**The exercise:**
Drop the pictures, then extract the listing word for word.

**Recorded information:**
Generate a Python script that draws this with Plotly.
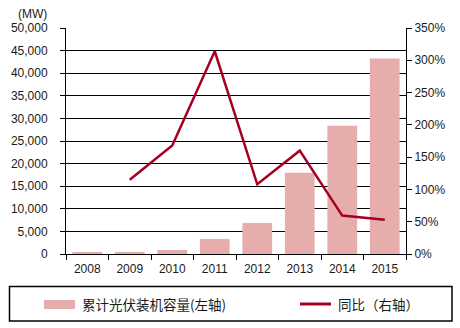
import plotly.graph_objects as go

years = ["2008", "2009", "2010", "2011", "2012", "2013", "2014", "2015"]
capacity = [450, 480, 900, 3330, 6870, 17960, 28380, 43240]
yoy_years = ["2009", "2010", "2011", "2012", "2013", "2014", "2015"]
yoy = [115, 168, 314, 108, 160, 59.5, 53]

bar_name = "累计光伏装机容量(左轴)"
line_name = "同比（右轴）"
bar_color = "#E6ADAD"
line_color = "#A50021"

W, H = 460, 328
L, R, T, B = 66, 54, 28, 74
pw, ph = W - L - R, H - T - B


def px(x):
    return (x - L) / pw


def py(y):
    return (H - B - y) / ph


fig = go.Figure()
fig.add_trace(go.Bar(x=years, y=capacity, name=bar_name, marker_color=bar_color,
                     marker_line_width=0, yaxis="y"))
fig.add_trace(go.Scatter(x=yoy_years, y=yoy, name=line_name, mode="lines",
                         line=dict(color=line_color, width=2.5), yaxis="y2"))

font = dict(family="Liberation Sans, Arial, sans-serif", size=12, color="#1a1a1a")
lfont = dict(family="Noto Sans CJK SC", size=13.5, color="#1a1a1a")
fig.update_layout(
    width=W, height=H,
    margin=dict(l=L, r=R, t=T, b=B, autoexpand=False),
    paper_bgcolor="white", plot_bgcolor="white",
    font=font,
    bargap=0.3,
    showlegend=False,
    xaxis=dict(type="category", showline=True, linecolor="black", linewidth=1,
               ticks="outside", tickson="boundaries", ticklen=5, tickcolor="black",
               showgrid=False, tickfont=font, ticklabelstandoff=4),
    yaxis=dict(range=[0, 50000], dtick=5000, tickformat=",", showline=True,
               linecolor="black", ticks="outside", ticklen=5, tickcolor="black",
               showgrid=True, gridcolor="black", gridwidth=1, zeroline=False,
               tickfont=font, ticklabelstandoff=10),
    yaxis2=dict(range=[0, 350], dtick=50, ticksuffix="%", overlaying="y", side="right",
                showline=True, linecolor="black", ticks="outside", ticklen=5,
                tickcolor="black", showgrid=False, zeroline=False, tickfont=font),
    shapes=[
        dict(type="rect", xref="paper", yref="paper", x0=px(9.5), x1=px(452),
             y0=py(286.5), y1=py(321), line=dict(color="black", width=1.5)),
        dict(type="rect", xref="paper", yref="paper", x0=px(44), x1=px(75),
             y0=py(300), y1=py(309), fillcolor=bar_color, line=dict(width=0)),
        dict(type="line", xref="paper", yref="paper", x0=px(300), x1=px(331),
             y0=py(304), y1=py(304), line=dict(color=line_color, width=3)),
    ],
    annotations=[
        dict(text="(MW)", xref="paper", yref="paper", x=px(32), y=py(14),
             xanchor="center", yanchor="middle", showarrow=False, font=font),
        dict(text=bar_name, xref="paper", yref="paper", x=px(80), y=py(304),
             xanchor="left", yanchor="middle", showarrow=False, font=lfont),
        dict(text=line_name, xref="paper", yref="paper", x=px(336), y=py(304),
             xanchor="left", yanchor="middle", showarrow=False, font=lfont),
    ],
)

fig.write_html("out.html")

**Written response:**
Generate a Python script that draws this with Plotly.
import plotly.graph_objects as go

years = ["2008", "2009", "2010", "2011", "2012", "2013", "2014", "2015"]
capacity = [450, 480, 900, 3330, 6870, 17960, 28380, 43240]
yoy_years = ["2009", "2010", "2011", "2012", "2013", "2014", "2015"]
yoy = [115, 168, 314, 108, 160, 59.5, 53]

bar_name = "累计光伏装机容量(左轴)"
line_name = "同比（右轴）"
bar_color = "#E6ADAD"
line_color = "#A50021"

W, H = 460, 328
L, R, T, B = 66, 54, 28, 74
pw, ph = W - L - R, H - T - B


def px(x):
    return (x - L) / pw


def py(y):
    return (H - B - y) / ph


fig = go.Figure()
fig.add_trace(go.Bar(x=years, y=capacity, name=bar_name, marker_color=bar_color,
                     marker_line_width=0, yaxis="y"))
fig.add_trace(go.Scatter(x=yoy_years, y=yoy, name=line_name, mode="lines",
                         line=dict(color=line_color, width=2.5), yaxis="y2"))

font = dict(family="Liberation Sans, Arial, sans-serif", size=12, color="#1a1a1a")
lfont = dict(family="Noto Sans CJK SC", size=13.5, color="#1a1a1a")
fig.update_layout(
    width=W, height=H,
    margin=dict(l=L, r=R, t=T, b=B, autoexpand=False),
    paper_bgcolor="white", plot_bgcolor="white",
    font=font,
    bargap=0.3,
    showlegend=False,
    xaxis=dict(type="category", showline=True, linecolor="black", linewidth=1,
               ticks="outside", tickson="boundaries", ticklen=5, tickcolor="black",
               showgrid=False, tickfont=font, ticklabelstandoff=4),
    yaxis=dict(range=[0, 50000], dtick=5000, tickformat=",", showline=True,
               linecolor="black", ticks="outside", ticklen=5, tickcolor="black",
               showgrid=True, gridcolor="black", gridwidth=1, zeroline=False,
               tickfont=font, ticklabelstandoff=10),
    yaxis2=dict(range=[0, 350], dtick=50, ticksuffix="%", overlaying="y", side="right",
                showline=True, linecolor="black", ticks="outside", ticklen=5,
                tickcolor="black", showgrid=False, zeroline=False, tickfont=font),
    shapes=[
        dict(type="rect", xref="paper", yref="paper", x0=px(9.5), x1=px(452),
             y0=py(286.5), y1=py(321), line=dict(color="black", width=1.5)),
        dict(type="rect", xref="paper", yref="paper", x0=px(44), x1=px(75),
             y0=py(300), y1=py(309), fillcolor=bar_color, line=dict(width=0)),
        dict(type="line", xref="paper", yref="paper", x0=px(300), x1=px(331),
             y0=py(304), y1=py(304), line=dict(color=line_color, width=3)),
    ],
    annotations=[
        dict(text="(MW)", xref="paper", yref="paper", x=px(32), y=py(14),
             xanchor="center", yanchor="middle", showarrow=False, font=font),
        dict(text=bar_name, xref="paper", yref="paper", x=px(80), y=py(304),
             xanchor="left", yanchor="middle", showarrow=False, font=lfont),
        dict(text=line_name, xref="paper", yref="paper", x=px(336), y=py(304),
             xanchor="left", yanchor="middle", showarrow=False, font=lfont),
    ],
)

fig.write_html("out.html")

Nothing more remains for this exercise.